I’ve archived an article and refreshed my graph. This worked well. Then I archived another article (to double check that integration is working ) and refreshed my graph, this isn’t picked up by Beeminder I tried to unarchive and rearchive the same article and still no luck!
Not expected! Is it persisting in not showing up? Can you click the autofetch/refresh button on your graph page? (Oh, I think you’re saying you did that but making sure it’s the Beeminder refresh button, not just refreshing the page.)
Hi, I took a look at the raw output from pocket, and for some reason the “Rise of Worse is Better” item is not categorized as an “article” by pocket, so that’s why we’re not picking it up. I had filtered for items that are articles, because the other content types mentioned in the api documentation were videos and images… but this one is not classified as an image or video either – so that’s odd! Is there any indication in Pocket’s interface about how it is classified?
Does anyone else have any experience with encountering “non-articles” in Pocket? I wonder if I should just remove the restriction to “article-type content”, and count anything that is archived? Or do my own filtering, like maybe we want to count things that videos, or articles, or nothing, but not count things that are just images? I mean, not that I think I want to do that, just that it is an example of a custom filter.
There’s no visual indication but a functional one.
In both the web and the mobile apps, the item opens in its webpage instead of in Pocket’s reader (unlike “articles”).
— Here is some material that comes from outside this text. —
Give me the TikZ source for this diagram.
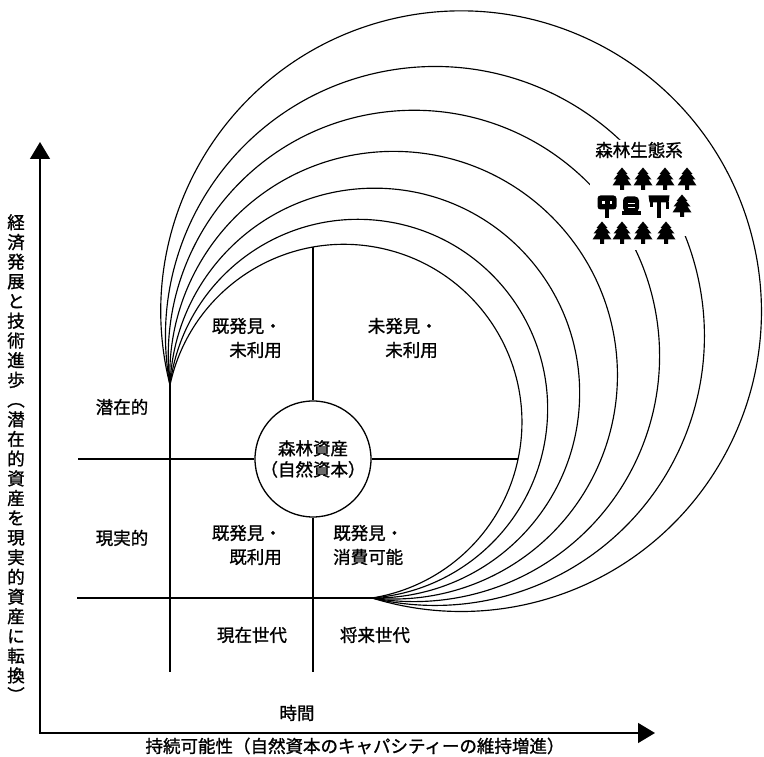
\documentclass[tikz,border=0pt]{standalone}
\usepackage{fontspec}
\newfontfamily\jp[FakeBold=1.2]{Noto Sans CJK JP}
\usetikzlibrary{calc,arrows.meta}

\tikzset{
  % small tree icons for the forest ecosystem
  conifer/.pic={
    \fill (0,11.5) -- (-5.5,5) -- (-4,5) -- (-8.5,-0.5) -- (-5.5,-0.5) -- (-9.5,-6.5)
      -- (-2,-6.5) -- (-2,-11) -- (2,-11) -- (2,-6.5) -- (9.5,-6.5)
      -- (5.5,-0.5) -- (8.5,-0.5) -- (4,5) -- (5.5,5) -- cycle;
  },
  oaktree/.pic={
    \fill[rounded corners=3pt] (-9.5,-3.5) rectangle (9.5,10.5);
    \fill (-2.2,-3) rectangle (2.2,-12);
    \fill[white] (-5,2) rectangle (-2.5,5);
    \fill[white] (2.5,2) rectangle (5,5);
  },
  blobtree/.pic={
    \fill[rounded corners=4pt] (-8,-6) rectangle (8,9.5);
    \fill[white] (-3.5,1.5) rectangle (3.5,3.2);
    \fill[white] (-3.5,-2.5) rectangle (3.5,-1);
    \fill (-9.5,-5.5) -- (9.5,-5.5) -- (9.5,-9.5) -- (-9.5,-9.5) -- cycle;
  },
  umbrellatree/.pic={
    \fill (-10.5,10.5) -- (10.5,10.5) -- (9.5,3.5) -- (-9.5,3.5) -- cycle;
    \fill (-2.2,4) rectangle (2.2,-12);
    \fill (-9.5,4) rectangle (-6.5,-1.5);
    \fill (6.5,4) rectangle (9.5,-3.5);
  },
}

\begin{document}
\begin{tikzpicture}[x=1pt,y=1pt,
  lbl/.style={font=\jp\fontsize{17.5}{24}\selectfont, inner sep=0pt},
  gridline/.style={line width=1.3pt},
  arcline/.style={line width=1.15pt},
  axisline/.style={line width=1.5pt,
    {Triangle[length=17pt,width=20pt]}-{Triangle[length=17pt,width=20pt]}},
]
\useasboundingbox (0,0) rectangle (764,757);

% cusps where the family of arcs meets
\coordinate (L) at (170,372);
\coordinate (C) at (372,159);

% central asset circle
\node[lbl, draw, circle, minimum size=116pt, line width=1.3pt, align=center,
      font=\jp\fontsize{17.5}{21}\selectfont] (asset) at (313,298)
      {森林資産\\（自然資本）};

% grid line end points
\coordinate (vlbot) at (170,85);
\coordinate (vmtop) at (313,510);
\coordinate (vmbot) at (313,85);
\coordinate (hul) at (78,298);
\coordinate (hur) at (518,298);
\coordinate (hll) at (77,159);

\draw[gridline] (L) -- (vlbot);
\draw[gridline] (vmtop) -- (asset);
\draw[gridline] (asset) -- (vmbot);
\draw[gridline] (hul) -- (asset);
\draw[gridline] (asset) -- (hur);
\draw[gridline] (hll) -- (C);

% arcs: circles through both cusps, centres on the perpendicular bisector
\foreach \t in {100.6,120,143,169,197,226,262}{
  \coordinate (ctr) at ({271+0.7256*\t},{265.5+0.68813*\t});
  \draw[arcline] let \p1=($(L)-(ctr)$), \p2=($(C)-(ctr)$),
      \n1={mod(atan2(\y1,\x1)+360,360)}, \n2={atan2(\y2,\x2)},
      \n3={veclen(\x1,\y1)}
    in (L) arc[start angle=\n1, end angle=\n2, radius=\n3];
}

% clear space for the ecosystem label and trees
\fill[white] (590,617) -- (705,617) -- (705,521) -- (660,521) -- (660,507)
  -- (590,507) -- cycle;

% axes
\coordinate (O) at (40,24);
\coordinate (ytip) at (40,615);
\coordinate (xtip) at (655,24);
\draw[axisline] (ytip) -- (O) -- (xtip);

% labels
\node[lbl] (eco) at (639,607) {森林生態系};
\pic at (622,578) {conifer};
\pic at (643,578) {conifer};
\pic at (665,578) {conifer};
\pic at (687,578) {conifer};
\pic at (607,551) {oaktree};
\pic at (631,551) {blobtree};
\pic at (659,551) {umbrellatree};
\pic at (682,551) {conifer};
\pic at (602,524) {conifer};
\pic at (622,524) {conifer};
\pic at (643,524) {conifer};
\pic at (666,524) {conifer};

\node[lbl, anchor=east, align=right] (kmr) at (282,419) {既発見・\\未利用};
\node[lbl, anchor=east, align=right] (mmr) at (438,419) {未発見・\\未利用};
\node[lbl, anchor=east, align=right] (kkr) at (282,212) {既発見・\\既利用};
\node[lbl, anchor=west, align=left] (ksh) at (333,212) {既発見・\\消費可能};
\node[lbl] (sen) at (122,350) {潜在的};
\node[lbl] (gen) at (122,219) {現実的};
\node[lbl] (now) at (252,122) {現在世代};
\node[lbl] (fut) at (375,122) {将来世代};
\node[lbl] (time) at (297,44) {時間};
\node[lbl] (xlab) at (355,11) {持続可能性（自然資本のキャパシティーの維持増進）};
\node[lbl, align=center, font=\jp\fontsize{17.5}{19.7}\selectfont] (ylab) at (16,299)
  {経\\済\\発\\展\\と\\技\\術\\進\\歩\\︵\\潜\\在\\的\\資\\産\\を\\現\\実\\的\\資\\産\\に\\転\\換\\︶};
\end{tikzpicture}
\end{document}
For some pages, I remember Pocket showing a “There seems to be no article here so you may want to open this in a web browser. If you think this is our mistake, let us know.” warning when I opened the article. It doesn’t for this page.
Hmm. Ok. Well, I guess that probably erring on the side of “just count any archiving as +1” is the least magical thing to do. And since some things that are totally legit “things-to-read” aren’t categorized as “articles”, we’d probably better go with that.